INSTRUCTION: Using the records below, locate all lines containing "this" and return them.

◆ ◆ ◆

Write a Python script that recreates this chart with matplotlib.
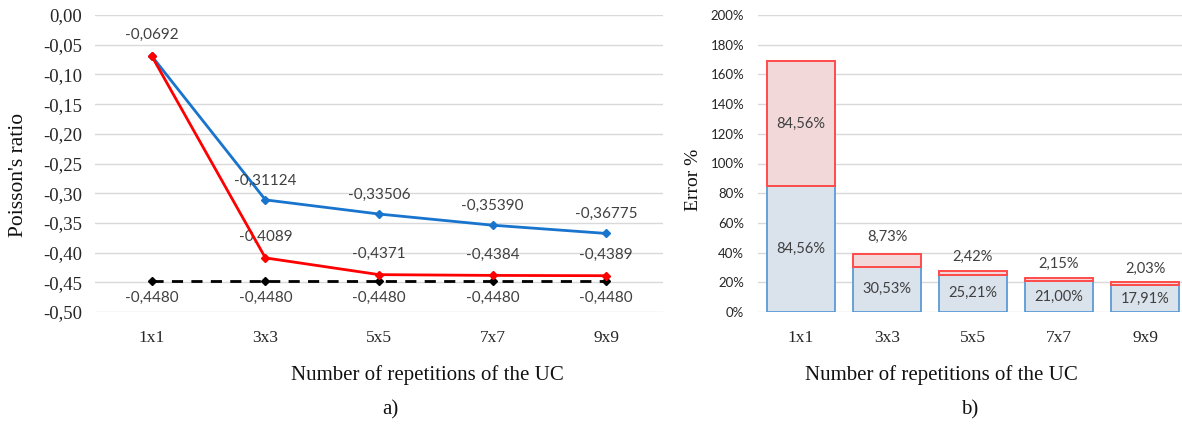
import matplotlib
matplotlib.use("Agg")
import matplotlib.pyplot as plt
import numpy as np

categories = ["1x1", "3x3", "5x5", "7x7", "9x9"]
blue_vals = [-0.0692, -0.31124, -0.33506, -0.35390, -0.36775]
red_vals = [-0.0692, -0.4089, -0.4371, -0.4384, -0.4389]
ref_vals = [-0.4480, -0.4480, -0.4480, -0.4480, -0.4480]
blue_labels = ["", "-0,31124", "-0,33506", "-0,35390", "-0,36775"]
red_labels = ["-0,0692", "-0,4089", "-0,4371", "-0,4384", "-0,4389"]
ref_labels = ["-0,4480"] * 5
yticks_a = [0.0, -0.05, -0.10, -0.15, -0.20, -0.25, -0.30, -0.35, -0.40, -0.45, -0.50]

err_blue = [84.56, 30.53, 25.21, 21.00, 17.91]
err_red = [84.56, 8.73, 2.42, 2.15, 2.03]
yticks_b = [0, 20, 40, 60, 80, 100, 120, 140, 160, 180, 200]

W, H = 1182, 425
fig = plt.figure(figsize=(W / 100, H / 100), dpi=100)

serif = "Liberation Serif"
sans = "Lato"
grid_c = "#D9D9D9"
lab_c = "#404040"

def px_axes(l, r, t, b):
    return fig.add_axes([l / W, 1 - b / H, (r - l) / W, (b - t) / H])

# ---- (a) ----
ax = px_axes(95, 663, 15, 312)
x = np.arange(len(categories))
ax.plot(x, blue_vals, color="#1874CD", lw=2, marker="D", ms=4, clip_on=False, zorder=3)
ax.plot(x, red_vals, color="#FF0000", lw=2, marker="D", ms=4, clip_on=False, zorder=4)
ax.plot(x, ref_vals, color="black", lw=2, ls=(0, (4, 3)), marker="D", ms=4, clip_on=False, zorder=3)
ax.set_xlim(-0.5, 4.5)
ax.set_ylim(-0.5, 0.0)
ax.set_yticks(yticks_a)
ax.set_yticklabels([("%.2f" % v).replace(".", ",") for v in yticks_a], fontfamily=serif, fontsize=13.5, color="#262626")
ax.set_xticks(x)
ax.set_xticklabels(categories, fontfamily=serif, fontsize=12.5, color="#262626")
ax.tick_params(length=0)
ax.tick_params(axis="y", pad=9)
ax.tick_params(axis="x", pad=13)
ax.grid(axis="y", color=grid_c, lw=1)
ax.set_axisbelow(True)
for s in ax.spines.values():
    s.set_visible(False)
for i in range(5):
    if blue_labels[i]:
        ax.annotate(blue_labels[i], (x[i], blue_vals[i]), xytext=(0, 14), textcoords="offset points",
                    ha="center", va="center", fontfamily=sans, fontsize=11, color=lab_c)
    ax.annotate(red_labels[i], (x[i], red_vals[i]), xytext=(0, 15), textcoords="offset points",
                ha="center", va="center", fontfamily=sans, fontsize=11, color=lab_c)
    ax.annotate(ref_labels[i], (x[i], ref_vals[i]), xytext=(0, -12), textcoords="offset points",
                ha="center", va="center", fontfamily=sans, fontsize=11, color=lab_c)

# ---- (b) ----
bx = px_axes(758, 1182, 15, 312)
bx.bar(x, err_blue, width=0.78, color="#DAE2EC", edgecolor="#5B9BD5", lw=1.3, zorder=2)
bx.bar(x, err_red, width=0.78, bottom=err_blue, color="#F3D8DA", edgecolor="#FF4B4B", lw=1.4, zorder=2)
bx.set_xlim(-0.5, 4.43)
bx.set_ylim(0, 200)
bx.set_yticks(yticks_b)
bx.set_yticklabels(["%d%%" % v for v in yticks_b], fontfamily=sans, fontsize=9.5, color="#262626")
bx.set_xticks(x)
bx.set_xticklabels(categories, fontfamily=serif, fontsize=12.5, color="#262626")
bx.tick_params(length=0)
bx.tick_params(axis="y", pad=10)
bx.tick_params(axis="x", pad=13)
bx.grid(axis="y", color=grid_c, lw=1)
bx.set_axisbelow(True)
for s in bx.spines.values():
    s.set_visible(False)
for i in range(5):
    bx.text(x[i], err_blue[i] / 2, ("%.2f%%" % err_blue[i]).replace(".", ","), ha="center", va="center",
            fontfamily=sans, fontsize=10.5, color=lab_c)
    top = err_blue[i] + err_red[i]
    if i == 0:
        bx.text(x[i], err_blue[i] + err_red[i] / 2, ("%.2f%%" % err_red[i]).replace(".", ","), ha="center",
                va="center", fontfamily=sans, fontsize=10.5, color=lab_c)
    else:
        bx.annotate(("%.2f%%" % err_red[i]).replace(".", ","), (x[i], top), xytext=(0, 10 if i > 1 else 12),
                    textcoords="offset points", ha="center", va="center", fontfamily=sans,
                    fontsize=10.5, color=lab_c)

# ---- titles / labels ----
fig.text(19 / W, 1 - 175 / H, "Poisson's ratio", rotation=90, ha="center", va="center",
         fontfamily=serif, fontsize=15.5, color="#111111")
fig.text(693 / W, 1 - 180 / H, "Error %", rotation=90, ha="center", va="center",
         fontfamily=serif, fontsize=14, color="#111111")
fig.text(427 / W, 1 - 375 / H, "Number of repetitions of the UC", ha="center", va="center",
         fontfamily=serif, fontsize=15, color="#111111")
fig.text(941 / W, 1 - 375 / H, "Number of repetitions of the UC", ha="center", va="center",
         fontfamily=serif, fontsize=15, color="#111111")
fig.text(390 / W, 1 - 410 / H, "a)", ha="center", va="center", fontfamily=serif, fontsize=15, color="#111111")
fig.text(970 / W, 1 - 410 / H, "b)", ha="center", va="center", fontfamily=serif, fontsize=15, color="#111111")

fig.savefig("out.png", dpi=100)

◆ ◆ ◆

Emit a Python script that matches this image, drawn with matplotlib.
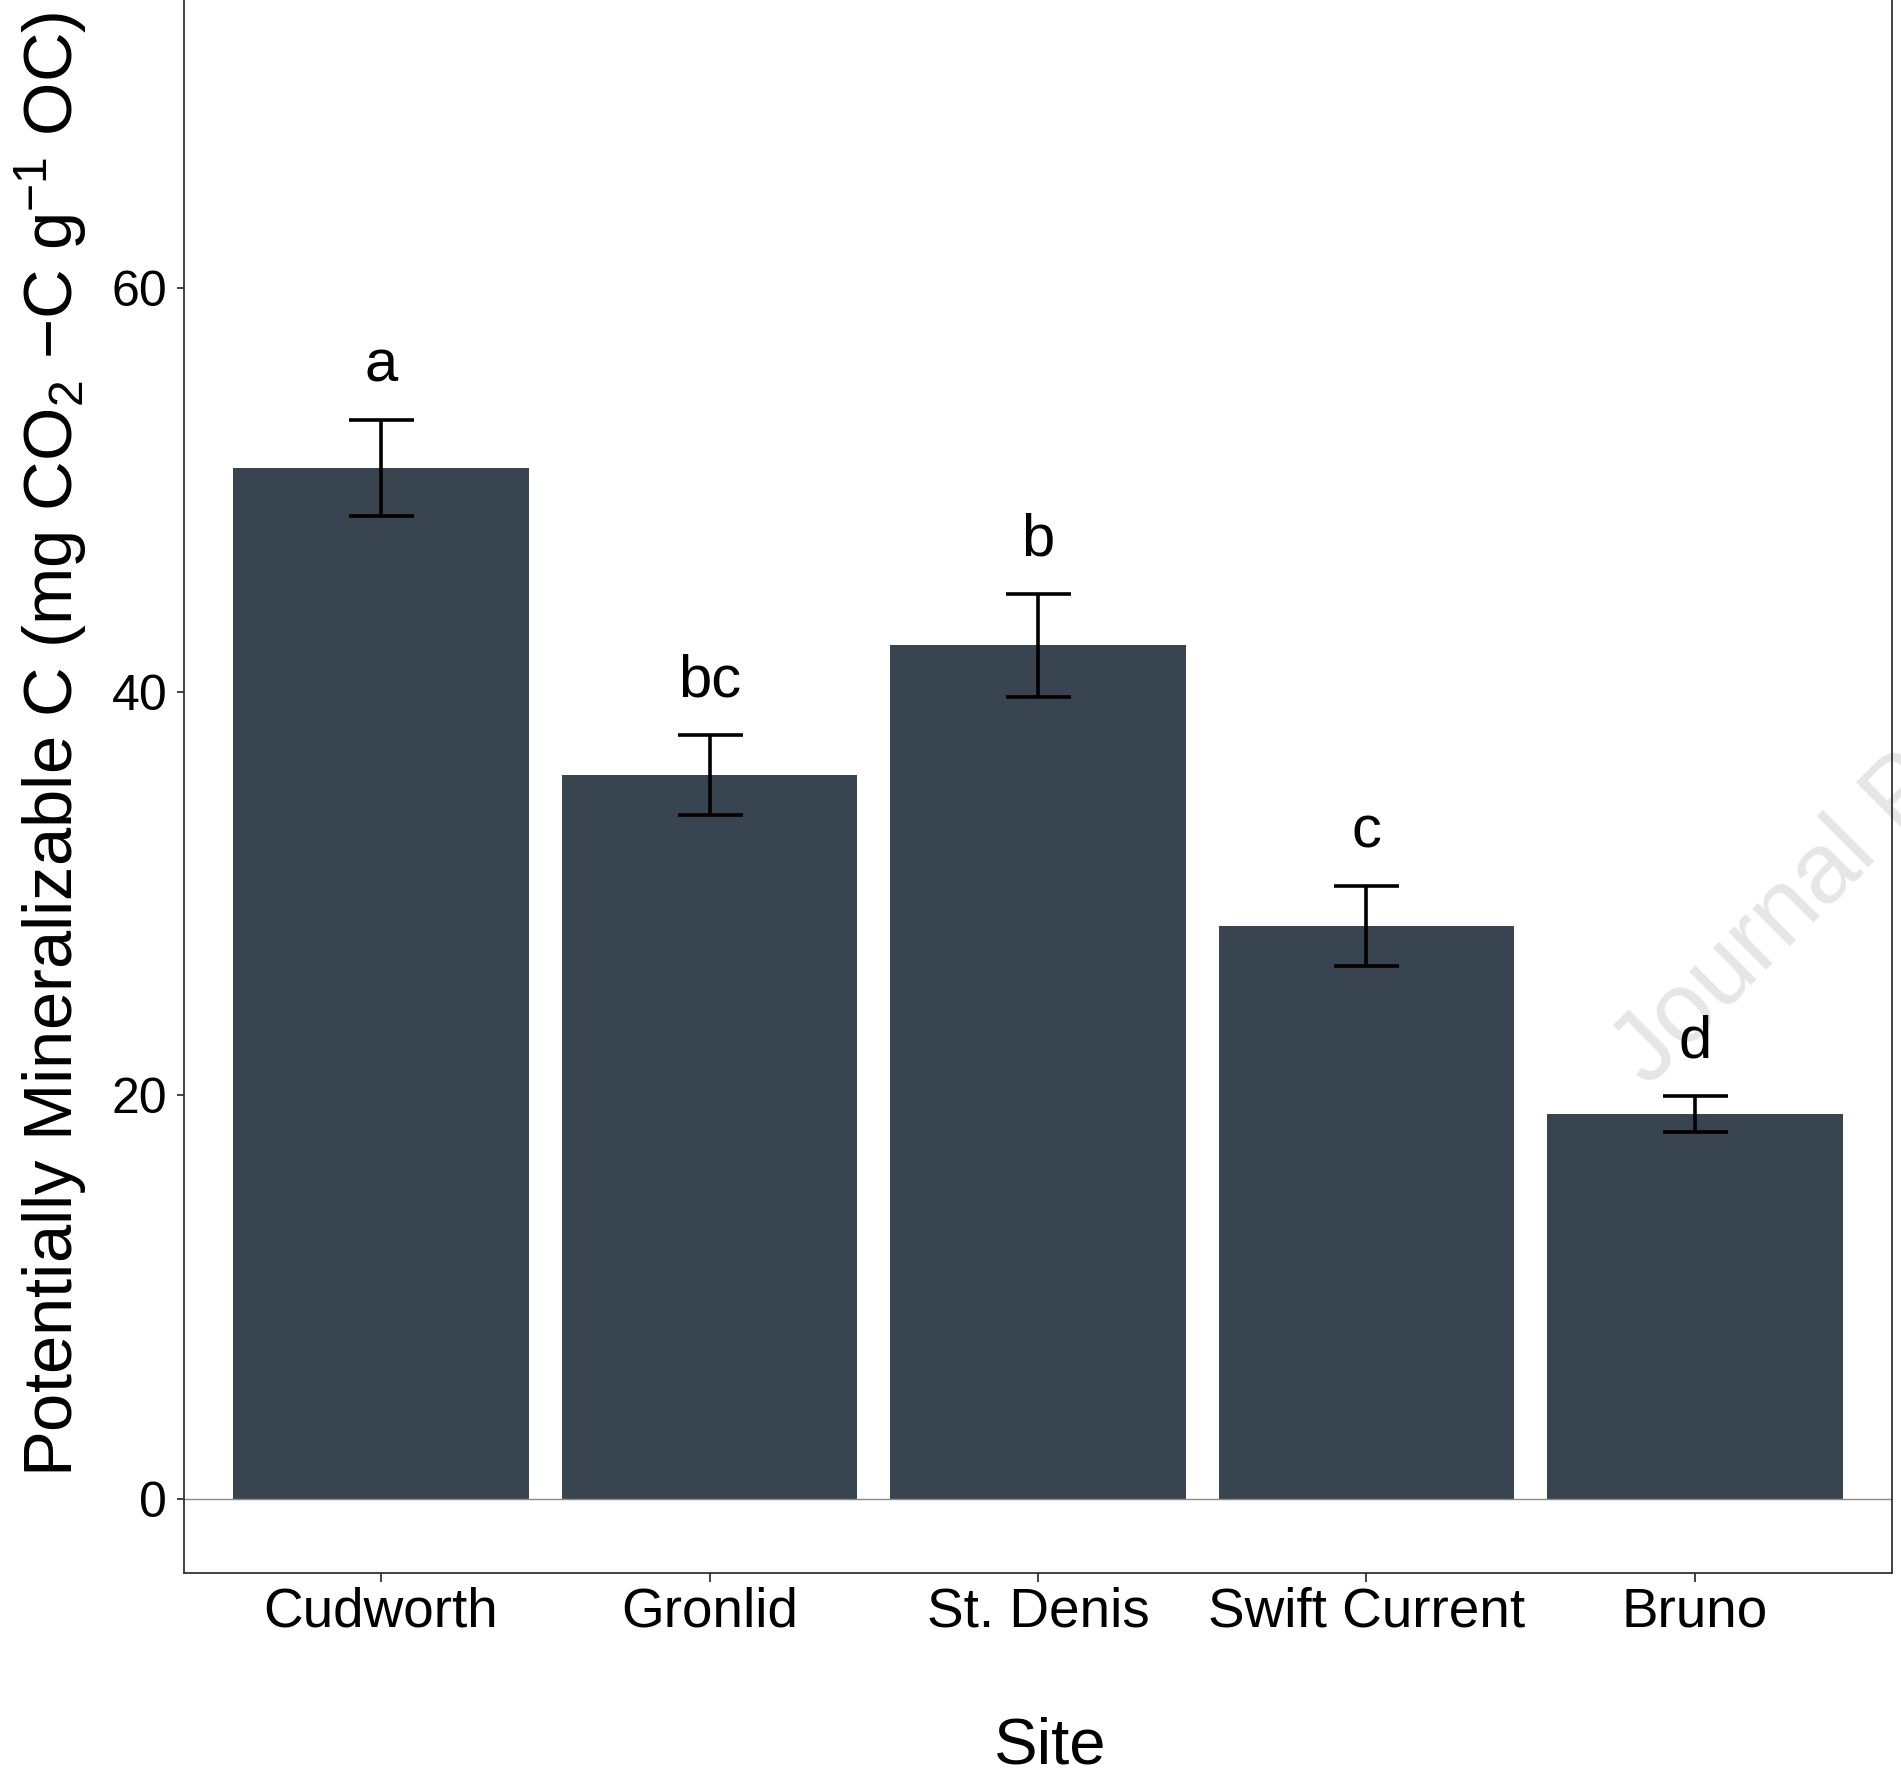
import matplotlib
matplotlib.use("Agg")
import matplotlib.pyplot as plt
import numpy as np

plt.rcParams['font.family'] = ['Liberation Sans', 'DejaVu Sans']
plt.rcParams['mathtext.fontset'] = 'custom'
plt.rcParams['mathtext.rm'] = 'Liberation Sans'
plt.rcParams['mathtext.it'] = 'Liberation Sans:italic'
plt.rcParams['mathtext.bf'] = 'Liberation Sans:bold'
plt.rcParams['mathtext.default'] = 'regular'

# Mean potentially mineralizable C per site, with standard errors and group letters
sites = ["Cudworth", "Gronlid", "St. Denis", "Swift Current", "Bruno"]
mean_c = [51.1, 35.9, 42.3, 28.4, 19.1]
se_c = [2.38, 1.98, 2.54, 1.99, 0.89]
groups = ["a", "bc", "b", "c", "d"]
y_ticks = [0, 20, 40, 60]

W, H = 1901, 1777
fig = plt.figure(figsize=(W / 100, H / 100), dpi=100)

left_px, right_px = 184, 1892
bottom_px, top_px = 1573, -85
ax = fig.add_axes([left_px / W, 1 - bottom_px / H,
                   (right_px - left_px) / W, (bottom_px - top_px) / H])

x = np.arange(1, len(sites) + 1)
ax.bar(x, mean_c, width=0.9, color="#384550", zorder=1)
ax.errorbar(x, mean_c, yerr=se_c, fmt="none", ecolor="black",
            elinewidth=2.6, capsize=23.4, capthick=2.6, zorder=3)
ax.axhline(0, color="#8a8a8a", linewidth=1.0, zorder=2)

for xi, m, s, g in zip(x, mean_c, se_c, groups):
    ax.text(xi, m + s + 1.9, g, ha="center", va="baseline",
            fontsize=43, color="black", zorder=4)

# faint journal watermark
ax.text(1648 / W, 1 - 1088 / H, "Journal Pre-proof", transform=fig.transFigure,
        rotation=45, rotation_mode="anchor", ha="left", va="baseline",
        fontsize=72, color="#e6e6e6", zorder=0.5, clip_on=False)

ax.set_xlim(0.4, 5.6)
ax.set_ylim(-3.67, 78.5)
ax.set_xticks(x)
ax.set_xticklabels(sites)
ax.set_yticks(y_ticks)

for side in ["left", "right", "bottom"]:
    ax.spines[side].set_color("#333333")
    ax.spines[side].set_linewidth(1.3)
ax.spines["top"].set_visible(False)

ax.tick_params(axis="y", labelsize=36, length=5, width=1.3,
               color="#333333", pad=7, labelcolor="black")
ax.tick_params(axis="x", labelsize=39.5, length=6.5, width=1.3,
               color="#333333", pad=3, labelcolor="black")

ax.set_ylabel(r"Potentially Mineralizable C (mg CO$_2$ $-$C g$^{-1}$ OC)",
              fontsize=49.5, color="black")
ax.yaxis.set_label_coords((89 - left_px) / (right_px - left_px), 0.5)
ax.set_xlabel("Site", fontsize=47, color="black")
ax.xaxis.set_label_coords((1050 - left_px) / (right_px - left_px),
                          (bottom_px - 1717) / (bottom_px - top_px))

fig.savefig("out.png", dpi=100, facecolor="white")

◆ ◆ ◆

RESPONSE:
Write a Python script that recreates this chart with matplotlib.
Emit a Python script that matches this image, drawn with matplotlib.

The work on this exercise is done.